● **Directive**
Restate the material word for word and leave out anything that is a picture.

● **Data lines**
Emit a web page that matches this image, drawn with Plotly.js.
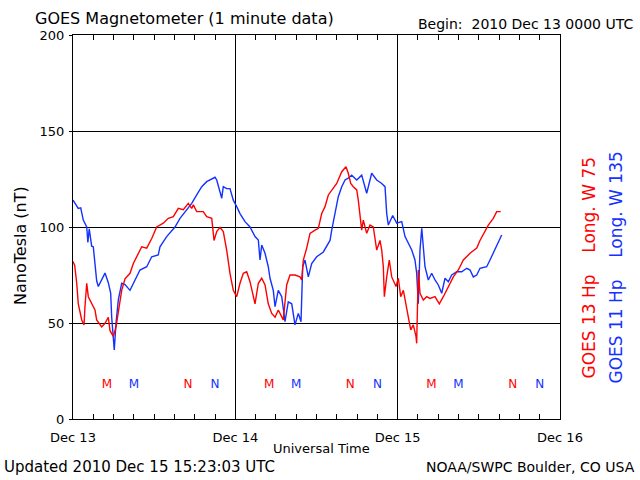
<!DOCTYPE html>
<html><head><meta charset="utf-8">
<script src="https://cdn.plot.ly/plotly-3.0.1.min.js"></script>
<style>html,body{margin:0;padding:0;background:#fff}#chart{width:640px;height:480px}</style>
</head><body><div id="chart"></div>
<script>
// Hours since 2010 Dec 13 00:00 UT
var blueHours = [0,0.78,1.14,1.52,2.03,2.2,2.4,2.76,3.0,3.25,3.5,3.74,3.99,4.48,4.73,5.22,5.57,5.72,5.96,6.1,6.36,6.7,7.2,7.69,8.43,8.92,9.9,10.9,11.64,12.6,12.86,13.85,15.08,15.82,16.81,17.55,18.29,19.03,19.77,21.0,21.25,21.99,22.22,22.72,23.21,23.7,24.2,24.69,25.43,26.17,26.91,27.4,27.65,27.9,28.39,28.87,29.13,29.61,29.87,30.35,30.86,31.34,31.83,32.34,32.82,33.31,33.71,33.96,34.3,34.79,35.29,36.03,37.01,37.51,38.0,38.25,38.74,39.22,39.73,40.22,40.7,41.2,41.95,42.68,43.42,44.16,44.9,45.64,46.13,46.38,46.62,47.12,47.27,47.86,48.6,49.09,49.57,50.08,50.56,50.81,51.05,51.3,51.56,51.79,52.04,52.53,53.03,53.52,54.01,54.51,55.0,55.49,55.99,56.73,57.47,58.21,58.7,59.18,59.69,60.17,61.16,61.65,62.39,62.88,63.38];
var blueValues = [114,109.7,110,103.6,100,92,99,90,89.7,80,72,69,71,74,76,71,65.6,53,43,36,50,62,70.7,70,67,70.7,77.6,79.3,84.5,85.4,89.7,95,100,104.5,108.9,112.3,116.7,121,123.6,125.9,124.5,115,121,120,120,114,110.6,107,102.8,100,95,93.2,82.8,90.6,86.3,79.3,73.3,67,58.5,67,63.7,50.7,61,60,49,55,50.7,79.3,82.8,74,81,84.5,87,89.7,93,98.4,108,115.8,121,124.5,125.4,127,124.5,127,117.6,128,124.5,122.7,121,107,101,105.4,106,102,102.8,95,91.5,88,82.8,75.9,60,88,99.3,89.7,79.3,72.4,75.9,72.4,69.8,65.5,73.3,71.5,75,76.7,76.7,78.5,77.6,74,75,78.5,79.3,82.8,88,91.5,95.8];
var redHours = [0,0.25,0.55,0.78,1.29,1.63,1.77,2.03,2.26,2.76,3.25,3.5,4.24,4.73,5.22,5.47,5.96,6.36,6.7,7.2,7.69,8.43,8.92,9.65,10.16,10.9,11.64,12.37,13.35,14.09,14.83,15.57,16.31,17.05,17.55,17.79,18.29,19.26,19.77,20.51,20.85,21.25,21.73,22.22,22.72,23.21,23.7,24.2,24.69,25.18,25.68,26.17,26.66,26.91,27.4,27.9,28.39,28.87,29.38,29.87,30.35,31.09,31.59,32.08,32.82,33.56,33.81,34.05,34.55,35.04,35.78,36.27,36.77,37.26,37.75,38.25,38.99,39.73,40.36,40.7,41.06,41.44,41.95,42.18,42.43,42.68,42.92,43.42,43.91,44.4,44.65,44.9,45.39,45.64,45.88,46.03,46.38,46.76,47.12,47.76,48.1,48.45,48.84,49.23,49.57,49.93,50.31,50.71,50.81,51.05,51.3,51.79,52.29,52.78,53.52,54.16,54.75,55.49,56.23,56.97,57.71,58.7,59.69,60.17,60.91,61.4,62.14,62.64,63.23];
var redValues = [82,80,70.7,60,51.6,49,58.5,70.7,63.7,60,56.8,51.6,48,49.8,53,46,43,48,56.8,67,73,75.9,81,86.3,89.7,89,94,100,102,104.5,105.4,109.7,109,112.3,109.7,111.5,108,108,105.4,104.5,93,97.6,99.8,97.6,88,75.9,67,63.7,70.7,75.9,76.7,71.5,63.7,60,70.7,73.3,69.8,60,55,53,56.8,51.6,69.8,75,75,74,72.4,82.8,89,96.7,98.4,99.3,107,110.6,116.7,119.3,122.7,128.8,131.4,128,122.7,121,119.3,114,107,98.4,103.6,96.7,101,100,94,88,93,88,79.3,63.7,74,82.8,74,69,73.3,63.7,67,60,53,46.4,49,43,39.4,77.6,65.5,62,63.7,62.8,63.7,60,63.7,69,74,77.6,82.8,86.3,89,93,97.6,101,104.5,108,108];

// Local midnight (M) and noon (N) markers, hours since start
var redMHours = [5,29,53];
var blueMHours = [9,33,57];
var redNHours = [17,41,65];
var blueNHours = [21,45,69];
var markerLevel = 17.7;

var dayTickVals = [0,24,48,72];
var dayTickText = ['Dec 13','Dec 14','Dec 15','Dec 16'];
var yTickVals = [0,50,100,150,200];

var RED = 'rgb(255,0,0)', BLUE = 'rgb(20,50,255)';
var FONT = 'DejaVu Sans, sans-serif';

function letterTrace(xs, letter, color){
  return {x: xs, y: xs.map(function(){return markerLevel;}), mode:'text',
    text: xs.map(function(){return letter;}), textfont:{family:FONT,size:12,color:color},
    hoverinfo:'skip', showlegend:false, cliponaxis:false};
}

var data = [
  {x: blueHours, y: blueValues, mode:'lines', line:{color:BLUE,width:1.4}, showlegend:false},
  {x: redHours, y: redValues, mode:'lines', line:{color:RED,width:1.4}, showlegend:false},
  letterTrace(redMHours,'M',RED), letterTrace(blueMHours,'M',BLUE),
  letterTrace(redNHours,'N',RED), letterTrace(blueNHours,'N',BLUE)
];

function ann(text,x,y,xa,size,color,angle){
  return {text:text,x:x,y:y,xref:'paper',yref:'paper',xanchor:xa,yanchor:'middle',
    showarrow:false,font:{family:FONT,size:size,color:color||'#000'},textangle:angle||0};
}

var layout = {
  width:640, height:480,
  margin:{l:73,r:80,t:35,b:61},
  paper_bgcolor:'#fff', plot_bgcolor:'#fff',
  font:{family:FONT,size:13,color:'#000'},
  xaxis:{range:[0,72], tickmode:'array', tickvals:dayTickVals, ticktext:dayTickText,
    showgrid:true, gridcolor:'#000', gridwidth:1, zeroline:false,
    showline:true, linecolor:'#000', linewidth:1, mirror:'allticks',
    ticks:'inside', ticklen:5, tickcolor:'#000', ticklabelstandoff:6,
    tickfont:{family:FONT,size:13},
    minor:{tickmode:'linear', tick0:0, dtick:3, ticks:'inside', ticklen:5, tickcolor:'#000', showgrid:false}},
  yaxis:{range:[0,200], tickmode:'array', tickvals:yTickVals,
    showgrid:true, gridcolor:'#000', gridwidth:1, zeroline:false,
    showline:true, linecolor:'#000', linewidth:1, mirror:true,
    ticks:'outside', ticklen:3, tickcolor:'#000', ticklabelstandoff:2,
    tickfont:{family:FONT,size:13}},
  annotations:[
    ann('GOES Magnetometer (1 minute data)',-0.082,1.044,'left',16),
    ann('Begin:  2010 Dec 13 0000 UTC',1.154,1.029,'right',14),
    ann('Universal Time',0.511,-0.078,'center',13),
    ann('Updated 2010 Dec 15 15:23:03 UTC',-0.146,-0.125,'left',15),
    ann('NOAA/SWPC Boulder, CO USA',1.158,-0.125,'right',14),
    ann('NanoTesla (nT)',-0.109,0.453,'center',16,'#000',-90),
    ann('GOES 13 Hp    Long. W 75',1.0595,0.3945,'center',17,RED,-90),
    ann('GOES 11 Hp    Long. W 135',1.113,0.3945,'center',17,BLUE,-90)
  ]
};

Plotly.newPlot('chart', data, layout, {staticPlot:true, displayModeBar:false});
</script></body></html>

● **Task solution**
Emit a web page that matches this image, drawn with Plotly.js.
<!DOCTYPE html>
<html><head><meta charset="utf-8">
<script src="https://cdn.plot.ly/plotly-3.0.1.min.js"></script>
<style>html,body{margin:0;padding:0;background:#fff}#chart{width:640px;height:480px}</style>
</head><body><div id="chart"></div>
<script>
// Hours since 2010 Dec 13 00:00 UT
var blueHours = [0,0.78,1.14,1.52,2.03,2.2,2.4,2.76,3.0,3.25,3.5,3.74,3.99,4.48,4.73,5.22,5.57,5.72,5.96,6.1,6.36,6.7,7.2,7.69,8.43,8.92,9.9,10.9,11.64,12.6,12.86,13.85,15.08,15.82,16.81,17.55,18.29,19.03,19.77,21.0,21.25,21.99,22.22,22.72,23.21,23.7,24.2,24.69,25.43,26.17,26.91,27.4,27.65,27.9,28.39,28.87,29.13,29.61,29.87,30.35,30.86,31.34,31.83,32.34,32.82,33.31,33.71,33.96,34.3,34.79,35.29,36.03,37.01,37.51,38.0,38.25,38.74,39.22,39.73,40.22,40.7,41.2,41.95,42.68,43.42,44.16,44.9,45.64,46.13,46.38,46.62,47.12,47.27,47.86,48.6,49.09,49.57,50.08,50.56,50.81,51.05,51.3,51.56,51.79,52.04,52.53,53.03,53.52,54.01,54.51,55.0,55.49,55.99,56.73,57.47,58.21,58.7,59.18,59.69,60.17,61.16,61.65,62.39,62.88,63.38];
var blueValues = [114,109.7,110,103.6,100,92,99,90,89.7,80,72,69,71,74,76,71,65.6,53,43,36,50,62,70.7,70,67,70.7,77.6,79.3,84.5,85.4,89.7,95,100,104.5,108.9,112.3,116.7,121,123.6,125.9,124.5,115,121,120,120,114,110.6,107,102.8,100,95,93.2,82.8,90.6,86.3,79.3,73.3,67,58.5,67,63.7,50.7,61,60,49,55,50.7,79.3,82.8,74,81,84.5,87,89.7,93,98.4,108,115.8,121,124.5,125.4,127,124.5,127,117.6,128,124.5,122.7,121,107,101,105.4,106,102,102.8,95,91.5,88,82.8,75.9,60,88,99.3,89.7,79.3,72.4,75.9,72.4,69.8,65.5,73.3,71.5,75,76.7,76.7,78.5,77.6,74,75,78.5,79.3,82.8,88,91.5,95.8];
var redHours = [0,0.25,0.55,0.78,1.29,1.63,1.77,2.03,2.26,2.76,3.25,3.5,4.24,4.73,5.22,5.47,5.96,6.36,6.7,7.2,7.69,8.43,8.92,9.65,10.16,10.9,11.64,12.37,13.35,14.09,14.83,15.57,16.31,17.05,17.55,17.79,18.29,19.26,19.77,20.51,20.85,21.25,21.73,22.22,22.72,23.21,23.7,24.2,24.69,25.18,25.68,26.17,26.66,26.91,27.4,27.9,28.39,28.87,29.38,29.87,30.35,31.09,31.59,32.08,32.82,33.56,33.81,34.05,34.55,35.04,35.78,36.27,36.77,37.26,37.75,38.25,38.99,39.73,40.36,40.7,41.06,41.44,41.95,42.18,42.43,42.68,42.92,43.42,43.91,44.4,44.65,44.9,45.39,45.64,45.88,46.03,46.38,46.76,47.12,47.76,48.1,48.45,48.84,49.23,49.57,49.93,50.31,50.71,50.81,51.05,51.3,51.79,52.29,52.78,53.52,54.16,54.75,55.49,56.23,56.97,57.71,58.7,59.69,60.17,60.91,61.4,62.14,62.64,63.23];
var redValues = [82,80,70.7,60,51.6,49,58.5,70.7,63.7,60,56.8,51.6,48,49.8,53,46,43,48,56.8,67,73,75.9,81,86.3,89.7,89,94,100,102,104.5,105.4,109.7,109,112.3,109.7,111.5,108,108,105.4,104.5,93,97.6,99.8,97.6,88,75.9,67,63.7,70.7,75.9,76.7,71.5,63.7,60,70.7,73.3,69.8,60,55,53,56.8,51.6,69.8,75,75,74,72.4,82.8,89,96.7,98.4,99.3,107,110.6,116.7,119.3,122.7,128.8,131.4,128,122.7,121,119.3,114,107,98.4,103.6,96.7,101,100,94,88,93,88,79.3,63.7,74,82.8,74,69,73.3,63.7,67,60,53,46.4,49,43,39.4,77.6,65.5,62,63.7,62.8,63.7,60,63.7,69,74,77.6,82.8,86.3,89,93,97.6,101,104.5,108,108];

// Local midnight (M) and noon (N) markers, hours since start
var redMHours = [5,29,53];
var blueMHours = [9,33,57];
var redNHours = [17,41,65];
var blueNHours = [21,45,69];
var markerLevel = 17.7;

var dayTickVals = [0,24,48,72];
var dayTickText = ['Dec 13','Dec 14','Dec 15','Dec 16'];
var yTickVals = [0,50,100,150,200];

var RED = 'rgb(255,0,0)', BLUE = 'rgb(20,50,255)';
var FONT = 'DejaVu Sans, sans-serif';

function letterTrace(xs, letter, color){
  return {x: xs, y: xs.map(function(){return markerLevel;}), mode:'text',
    text: xs.map(function(){return letter;}), textfont:{family:FONT,size:12,color:color},
    hoverinfo:'skip', showlegend:false, cliponaxis:false};
}

var data = [
  {x: blueHours, y: blueValues, mode:'lines', line:{color:BLUE,width:1.4}, showlegend:false},
  {x: redHours, y: redValues, mode:'lines', line:{color:RED,width:1.4}, showlegend:false},
  letterTrace(redMHours,'M',RED), letterTrace(blueMHours,'M',BLUE),
  letterTrace(redNHours,'N',RED), letterTrace(blueNHours,'N',BLUE)
];

function ann(text,x,y,xa,size,color,angle){
  return {text:text,x:x,y:y,xref:'paper',yref:'paper',xanchor:xa,yanchor:'middle',
    showarrow:false,font:{family:FONT,size:size,color:color||'#000'},textangle:angle||0};
}

var layout = {
  width:640, height:480,
  margin:{l:73,r:80,t:35,b:61},
  paper_bgcolor:'#fff', plot_bgcolor:'#fff',
  font:{family:FONT,size:13,color:'#000'},
  xaxis:{range:[0,72], tickmode:'array', tickvals:dayTickVals, ticktext:dayTickText,
    showgrid:true, gridcolor:'#000', gridwidth:1, zeroline:false,
    showline:true, linecolor:'#000', linewidth:1, mirror:'allticks',
    ticks:'inside', ticklen:5, tickcolor:'#000', ticklabelstandoff:6,
    tickfont:{family:FONT,size:13},
    minor:{tickmode:'linear', tick0:0, dtick:3, ticks:'inside', ticklen:5, tickcolor:'#000', showgrid:false}},
  yaxis:{range:[0,200], tickmode:'array', tickvals:yTickVals,
    showgrid:true, gridcolor:'#000', gridwidth:1, zeroline:false,
    showline:true, linecolor:'#000', linewidth:1, mirror:true,
    ticks:'outside', ticklen:3, tickcolor:'#000', ticklabelstandoff:2,
    tickfont:{family:FONT,size:13}},
  annotations:[
    ann('GOES Magnetometer (1 minute data)',-0.082,1.044,'left',16),
    ann('Begin:  2010 Dec 13 0000 UTC',1.154,1.029,'right',14),
    ann('Universal Time',0.511,-0.078,'center',13),
    ann('Updated 2010 Dec 15 15:23:03 UTC',-0.146,-0.125,'left',15),
    ann('NOAA/SWPC Boulder, CO USA',1.158,-0.125,'right',14),
    ann('NanoTesla (nT)',-0.109,0.453,'center',16,'#000',-90),
    ann('GOES 13 Hp    Long. W 75',1.0595,0.3945,'center',17,RED,-90),
    ann('GOES 11 Hp    Long. W 135',1.113,0.3945,'center',17,BLUE,-90)
  ]
};

Plotly.newPlot('chart', data, layout, {staticPlot:true, displayModeBar:false});
</script></body></html>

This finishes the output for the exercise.